*** DATA

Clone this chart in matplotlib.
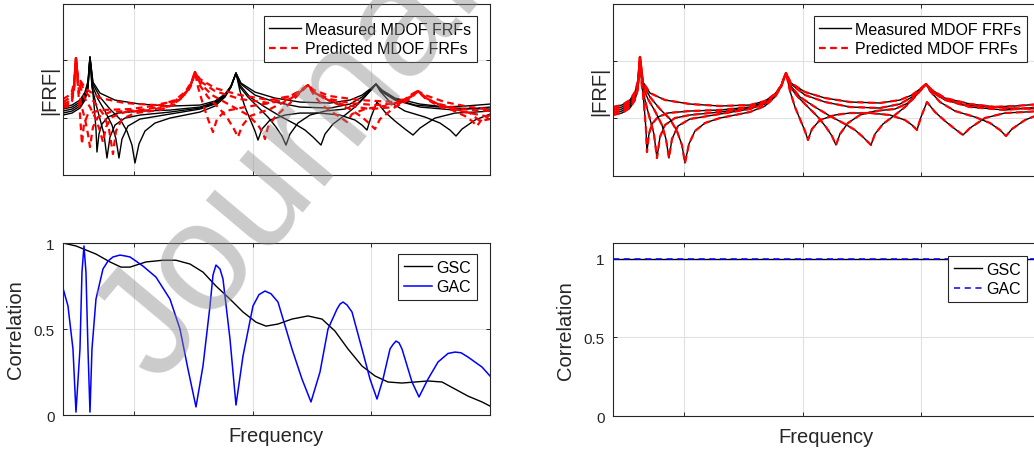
import numpy as np
import matplotlib
matplotlib.use('Agg')
import matplotlib.pyplot as plt

plt.rcParams['font.family'] = ['Liberation Sans', 'DejaVu Sans']

# ---------------- data (frequency in Hz, |FRF| level in dB-like units) ----------------
# measured MDOF FRFs (5 curves)
meas_a_f = [0, 9, 17, 22, 25, 27, 29, 31, 33, 34, 36, 39, 45, 55, 77, 107, 137, 152, 162, 168,
            173, 177, 182, 187, 192, 195, 199, 207, 222, 237, 257, 277, 292, 299, 304, 308, 314, 322, 332, 342,
            350, 357, 372, 392, 412, 427]
meas_a = [11, 13, 18, 26, 37, 61, 34, 14, -11, -34, -16, -6, 1, 5, 7, 8, 11, 16, 23, 32,
          45, 27, 11, -1, -13, -22, -11, -2, 3, 5, 5, 3, -2, -7, -12, 1, 16, 6, -3, -11,
          -17, -10, 0, 5, 6, 7]

meas_b_f = [0, 9, 17, 22, 25, 27, 29, 33, 37, 41, 44, 47, 52, 62, 77, 107, 137, 152, 162, 168,
            173, 177, 185, 195, 205, 213, 219, 223, 227, 235, 247, 262, 282, 295, 303, 309, 313, 317, 327, 342,
            362, 377, 387, 393, 399, 412, 427]
meas_b = [9, 11, 16, 24, 35, 61, 31, 14, -1, -16, -40, -19, -7, 0, 3, 6, 10, 15, 23, 32,
          45, 31, 21, 11, 1, -9, -18, -27, -16, -5, 3, 7, 9, 15, 23, 29, 34, 27, 16, 7,
          1, -5, -12, -18, -11, -2, 4]

meas_c_f = [0, 9, 17, 22, 25, 27, 30, 35, 42, 49, 53, 56, 59, 65, 77, 107, 137, 152, 162, 168,
            173, 177, 187, 202, 217, 232, 242, 250, 258, 262, 270, 282, 292, 300, 307, 313, 319, 332, 352, 377,
            402, 427]
meas_c = [7, 9, 14, 22, 33, 61, 31, 19, 7, -7, -21, -40, -21, -8, -1, 4, 9, 14, 22, 31,
          45, 33, 21, 11, 2, -6, -12, -19, -27, -16, -6, 3, 11, 19, 27, 34, 27, 19, 13, 11,
          12, 14]

meas_d_f = [0, 9, 17, 22, 25, 27, 30, 37, 47, 57, 64, 69, 72, 76, 82, 92, 107, 137, 152, 162,
            168, 173, 178, 192, 212, 237, 267, 287, 299, 307, 313, 319, 332, 357, 392, 427]
meas_d = [5, 7, 12, 20, 31, 61, 34, 21, 9, -1, -13, -27, -45, -26, -13, -5, 0, 6, 12, 21,
          31, 45, 34, 23, 16, 11, 10, 14, 21, 28, 34, 26, 18, 11, 8, 11]

meas_e_f = [0, 9, 17, 22, 25, 27, 30, 37, 52, 77, 107, 137, 152, 162, 168, 173, 178, 192, 212, 237,
            267, 287, 299, 307, 313, 319, 332, 357, 392, 427]
meas_e = [3, 5, 10, 18, 29, 61, 36, 25, 18, 14, 12, 13, 17, 24, 32, 45, 35, 26, 20, 16,
          15, 18, 23, 29, 34, 28, 20, 14, 10, 9]

# predicted MDOF FRFs, initial model (5 curves)
pred_a_f = [0, 5, 9, 11, 13, 15, 17, 19, 21, 25, 37, 67, 97, 112, 122, 128, 132, 135, 140, 145,
            150, 154, 162, 182, 207, 227, 237, 245, 251, 259, 269, 277, 284, 289, 302, 327, 342, 349, 355, 361,
            372, 397, 427]
pred_a = [19, 22, 27, 35, 60, 31, 4, -26, -6, 4, 8, 9, 13, 18, 26, 35, 46, 31, 14, -1,
          -14, -1, 7, 11, 15, 22, 27, 33, 23, 13, 6, 1, -4, 4, 9, 13, 19, 24, 27, 22,
          15, 9, 7]

pred_b_f = [0, 5, 9, 11, 13, 15, 18, 22, 25, 27, 30, 35, 47, 77, 102, 117, 125, 129, 132, 136,
            145, 157, 165, 171, 175, 179, 187, 207, 227, 237, 245, 252, 267, 287, 299, 307, 312, 317, 332, 345,
            351, 355, 360, 372, 387, 402, 409, 414, 419, 427]
pred_b = [16, 19, 24, 32, 60, 34, 14, -1, -16, -29, -9, 1, 6, 8, 12, 19, 27, 34, 46, 34,
          21, 9, -1, -11, -19, -8, 2, 9, 19, 26, 33, 25, 17, 9, 1, -6, -11, -1, 11, 20,
          25, 27, 22, 15, 9, 2, -3, -8, -1, 3]

pred_c_f = [0, 5, 9, 11, 13, 15, 21, 27, 33, 37, 40, 43, 49, 62, 87, 107, 119, 127, 132, 137,
            149, 167, 185, 195, 200, 202, 205, 212, 225, 235, 241, 245, 250, 262, 282, 307, 332, 347, 355, 362,
            377, 402, 427]
pred_c = [14, 16, 21, 30, 60, 37, 21, 11, -1, -13, -24, -9, 1, 6, 8, 12, 20, 31, 46, 35,
          23, 13, 3, -7, -15, -21, -9, 1, 13, 23, 29, 33, 27, 19, 13, 9, 11, 19, 27, 20,
          11, 6, 1]

pred_d_f = [0, 5, 9, 11, 13, 15, 22, 32, 41, 46, 50, 53, 59, 72, 97, 112, 122, 128, 132, 137,
            152, 177, 207, 227, 237, 245, 251, 267, 287, 312, 337, 349, 355, 361, 377, 407, 417, 427]
pred_d = [12, 14, 19, 29, 60, 39, 27, 15, 3, -11, -36, -13, -1, 5, 8, 14, 24, 34, 46, 37,
          27, 19, 15, 19, 26, 33, 26, 19, 15, 13, 15, 22, 27, 21, 13, 5, -3, -1]

pred_e_f = [0, 5, 9, 11, 13, 15, 23, 37, 62, 92, 112, 122, 128, 132, 137, 152, 177, 207, 227, 237,
            245, 251, 267, 297, 332, 347, 355, 362, 382, 407, 427]
pred_e = [10, 12, 17, 27, 60, 41, 29, 20, 15, 13, 17, 25, 34, 46, 39, 30, 23, 18, 22, 27,
          33, 28, 22, 18, 16, 21, 27, 23, 16, 11, 9]

# correlation, initial model
gsc_f = [0, 13, 33, 47, 58, 67, 83, 100, 113, 127, 140, 153, 167, 180, 193, 203, 215, 229, 245, 259,
         272, 285, 299, 312, 325, 339, 352, 365, 379, 392, 405, 419, 427]
gsc = [1.0, 0.983, 0.936, 0.89, 0.86, 0.86, 0.89, 0.9, 0.9, 0.878, 0.831, 0.75, 0.674, 0.599, 0.54,
       0.517, 0.529, 0.558, 0.576, 0.558, 0.488, 0.384, 0.285, 0.227, 0.192, 0.186, 0.192, 0.198,
       0.192, 0.151, 0.11, 0.076, 0.052]

gac_f = [0, 5, 10, 13, 17, 19, 21, 23, 25, 27, 29, 33, 40, 45, 50, 57, 62, 67, 73, 80,
         93, 107, 117, 125, 133, 140, 147, 150, 153, 157, 160, 167, 173, 180, 190, 196, 202, 208, 215, 229,
         239, 248, 257, 265, 274, 277, 280, 284, 289, 299, 307, 314, 320, 327, 330, 333, 336, 339, 349, 356,
         365, 375, 385, 392, 398, 405, 419, 427]
gac = [0.738, 0.634, 0.384, 0.017, 0.384, 0.83, 0.983, 0.83, 0.384, 0.017, 0.384, 0.674, 0.849, 0.895,
       0.919, 0.93, 0.925, 0.919, 0.895, 0.866, 0.802, 0.674, 0.5, 0.267, 0.047, 0.285, 0.634, 0.814,
       0.872, 0.849, 0.791, 0.442, 0.058, 0.343, 0.634, 0.70, 0.721, 0.705, 0.657, 0.384, 0.209, 0.076,
       0.25, 0.5, 0.616, 0.645, 0.657, 0.64, 0.599, 0.384, 0.209, 0.093, 0.209, 0.384, 0.41, 0.43,
       0.42, 0.384, 0.192, 0.105, 0.209, 0.308, 0.358, 0.366, 0.362, 0.337, 0.279, 0.227]

# correlation, updated model
upd_f = [0, 427]
upd_gsc = [1.0, 1.0]
upd_gac = [1.0, 1.0]

meas = [(meas_a_f, meas_a), (meas_b_f, meas_b), (meas_c_f, meas_c), (meas_d_f, meas_d), (meas_e_f, meas_e)]
pred = [(pred_a_f, pred_a), (pred_b_f, pred_b), (pred_c_f, pred_c), (pred_d_f, pred_d), (pred_e_f, pred_e)]

DARK = '#262626'
RED_DASH = (0, (3, 2))


def style_axes(ax, yticks, ylim):
    ax.set_xlim(0, 427)
    ax.set_ylim(*ylim)
    ax.set_xticks([71, 190, 308])
    ax.set_xticklabels([])
    ax.set_yticks(yticks)
    ax.grid(True, color='#e1e1e1', linewidth=0.8)
    ax.set_axisbelow(True)
    ax.tick_params(direction='in', top=True, right=True, length=3, width=0.7,
                   colors=DARK, labelsize=11, pad=6)
    for s in ax.spines.values():
        s.set_color(DARK)
        s.set_linewidth(0.8)


def add_legend(ax, anchor, hl):
    leg = ax.legend(loc='upper right', bbox_to_anchor=anchor, borderaxespad=0,
                    fancybox=False, framealpha=1, edgecolor=DARK, fontsize=11.5,
                    handlelength=hl, handletextpad=0.3, labelspacing=0.3, borderpad=0.35)
    leg.get_frame().set_linewidth(0.8)


def frf_panel(ax, predicted, ylim, yticks):
    for i, (f, v) in enumerate(meas):
        ax.plot(f, v, color='k', lw=1.0, label='Measured MDOF FRFs' if i == 0 else None)
    for i, (f, v) in enumerate(predicted):
        ax.plot(f, v, color='r', lw=1.6, linestyle=RED_DASH,
                label='Predicted MDOF FRFs' if i == 0 else None)
    style_axes(ax, yticks, ylim)
    ax.set_yticklabels([])
    ax.set_ylabel('|FRF|', fontsize=14.5, color=DARK, labelpad=-3)


fig = plt.figure(figsize=(10.34, 4.52), dpi=100)

ax1 = fig.add_axes([0.0609, 0.6106, 0.413, 0.378])
frf_panel(ax1, pred, (-57, 114), [0, 58])
add_legend(ax1, (0.9696, 0.930), 1.95)

ax2 = fig.add_axes([0.5928, 0.6084, 0.413, 0.3805])
frf_panel(ax2, meas, (-58, 114), [0, 57])
add_legend(ax2, (0.9696, 0.930), 1.95)

ax3 = fig.add_axes([0.0609, 0.0796, 0.413, 0.3805])
ax3.plot(gsc_f, gsc, color='k', lw=1.0, label='GSC')
ax3.plot(gac_f, gac, color='b', lw=1.1, label='GAC')
style_axes(ax3, [0, 0.5, 1], (0, 1))
ax3.set_yticklabels(['0', '0.5', '1'])
ax3.set_ylabel('Correlation', fontsize=14.5, color=DARK, labelpad=6)
ax3.set_xlabel('Frequency', fontsize=14.5, color=DARK, labelpad=2)
add_legend(ax3, (0.9696, 0.936), 1.75)

ax4 = fig.add_axes([0.5928, 0.0774, 0.413, 0.3827])
ax4.plot(upd_f, upd_gsc, color='k', lw=1.0, label='GSC')
ax4.plot(upd_f, upd_gac, color='b', lw=1.1, linestyle=(0, (4, 3)), label='GAC')
style_axes(ax4, [0, 0.5, 1], (0, 1.1))
ax4.set_yticklabels(['0', '0.5', '1'])
ax4.set_ylabel('Correlation', fontsize=14.5, color=DARK, labelpad=6)
ax4.set_xlabel('Frequency', fontsize=14.5, color=DARK, labelpad=2)
add_legend(ax4, (0.9696, 0.925), 1.75)

# watermark
fig.text(0.28, 0.64, 'Journal', fontsize=112, rotation=50, color='0.55', alpha=0.45,
         ha='center', va='center', zorder=10)

fig.savefig('out.png', dpi=100)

******

▶ [WORK INSTRUCTIONS] Write out again exactly the lines from the start of the data above through the line containing "plt.rcParams['font.family'] = ['Liberation", inclusive, excluding any pictures.

▶ [RESULT OF THIS EXERCISE]
Clone this chart in matplotlib.
import numpy as np
import matplotlib
matplotlib.use('Agg')
import matplotlib.pyplot as plt

plt.rcParams['font.family'] = ['Liberation Sans', 'DejaVu Sans']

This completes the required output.